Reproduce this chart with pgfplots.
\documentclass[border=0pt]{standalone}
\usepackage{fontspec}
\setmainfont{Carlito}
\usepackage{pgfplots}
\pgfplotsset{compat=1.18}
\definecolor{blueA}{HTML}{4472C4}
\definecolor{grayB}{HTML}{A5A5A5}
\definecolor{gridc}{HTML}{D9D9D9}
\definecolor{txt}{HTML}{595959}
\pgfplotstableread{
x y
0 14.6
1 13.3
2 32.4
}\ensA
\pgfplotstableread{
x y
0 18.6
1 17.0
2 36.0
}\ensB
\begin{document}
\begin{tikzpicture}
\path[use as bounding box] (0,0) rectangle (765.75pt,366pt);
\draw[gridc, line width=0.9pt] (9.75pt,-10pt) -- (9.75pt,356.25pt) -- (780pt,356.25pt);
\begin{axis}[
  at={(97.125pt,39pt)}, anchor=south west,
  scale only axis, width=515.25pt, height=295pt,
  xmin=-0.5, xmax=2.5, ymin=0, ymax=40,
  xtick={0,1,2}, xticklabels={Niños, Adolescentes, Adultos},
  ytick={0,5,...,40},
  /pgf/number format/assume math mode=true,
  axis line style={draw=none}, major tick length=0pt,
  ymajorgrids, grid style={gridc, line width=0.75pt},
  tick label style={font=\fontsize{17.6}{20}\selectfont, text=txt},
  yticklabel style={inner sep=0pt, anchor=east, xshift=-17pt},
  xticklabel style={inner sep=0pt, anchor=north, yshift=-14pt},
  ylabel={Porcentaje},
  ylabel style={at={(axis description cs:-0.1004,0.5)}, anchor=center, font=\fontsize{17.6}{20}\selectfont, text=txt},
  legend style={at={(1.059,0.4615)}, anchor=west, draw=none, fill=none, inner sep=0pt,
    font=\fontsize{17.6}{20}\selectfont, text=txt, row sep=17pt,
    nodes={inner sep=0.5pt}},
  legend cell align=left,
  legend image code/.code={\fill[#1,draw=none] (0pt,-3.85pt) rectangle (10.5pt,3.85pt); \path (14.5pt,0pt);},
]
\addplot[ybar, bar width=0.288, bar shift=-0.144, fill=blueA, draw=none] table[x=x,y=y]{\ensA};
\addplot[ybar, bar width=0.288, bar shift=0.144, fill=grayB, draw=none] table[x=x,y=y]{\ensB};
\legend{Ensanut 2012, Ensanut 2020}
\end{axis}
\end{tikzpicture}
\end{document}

· · · · · · ·

§ **PROBLEM DETAILS**: Extract each line of the listing above, copying it word for word.

§ **OUTPUT FOR THIS TASK**:
Reproduce this chart with pgfplots.
\documentclass[border=0pt]{standalone}
\usepackage{fontspec}
\setmainfont{Carlito}
\usepackage{pgfplots}
\pgfplotsset{compat=1.18}
\definecolor{blueA}{HTML}{4472C4}
\definecolor{grayB}{HTML}{A5A5A5}
\definecolor{gridc}{HTML}{D9D9D9}
\definecolor{txt}{HTML}{595959}
\pgfplotstableread{
x y
0 14.6
1 13.3
2 32.4
}\ensA
\pgfplotstableread{
x y
0 18.6
1 17.0
2 36.0
}\ensB
\begin{document}
\begin{tikzpicture}
\path[use as bounding box] (0,0) rectangle (765.75pt,366pt);
\draw[gridc, line width=0.9pt] (9.75pt,-10pt) -- (9.75pt,356.25pt) -- (780pt,356.25pt);
\begin{axis}[
  at={(97.125pt,39pt)}, anchor=south west,
  scale only axis, width=515.25pt, height=295pt,
  xmin=-0.5, xmax=2.5, ymin=0, ymax=40,
  xtick={0,1,2}, xticklabels={Niños, Adolescentes, Adultos},
  ytick={0,5,...,40},
  /pgf/number format/assume math mode=true,
  axis line style={draw=none}, major tick length=0pt,
  ymajorgrids, grid style={gridc, line width=0.75pt},
  tick label style={font=\fontsize{17.6}{20}\selectfont, text=txt},
  yticklabel style={inner sep=0pt, anchor=east, xshift=-17pt},
  xticklabel style={inner sep=0pt, anchor=north, yshift=-14pt},
  ylabel={Porcentaje},
  ylabel style={at={(axis description cs:-0.1004,0.5)}, anchor=center, font=\fontsize{17.6}{20}\selectfont, text=txt},
  legend style={at={(1.059,0.4615)}, anchor=west, draw=none, fill=none, inner sep=0pt,
    font=\fontsize{17.6}{20}\selectfont, text=txt, row sep=17pt,
    nodes={inner sep=0.5pt}},
  legend cell align=left,
  legend image code/.code={\fill[#1,draw=none] (0pt,-3.85pt) rectangle (10.5pt,3.85pt); \path (14.5pt,0pt);},
]
\addplot[ybar, bar width=0.288, bar shift=-0.144, fill=blueA, draw=none] table[x=x,y=y]{\ensA};
\addplot[ybar, bar width=0.288, bar shift=0.144, fill=grayB, draw=none] table[x=x,y=y]{\ensB};
\legend{Ensanut 2012, Ensanut 2020}
\end{axis}
\end{tikzpicture}
\end{document}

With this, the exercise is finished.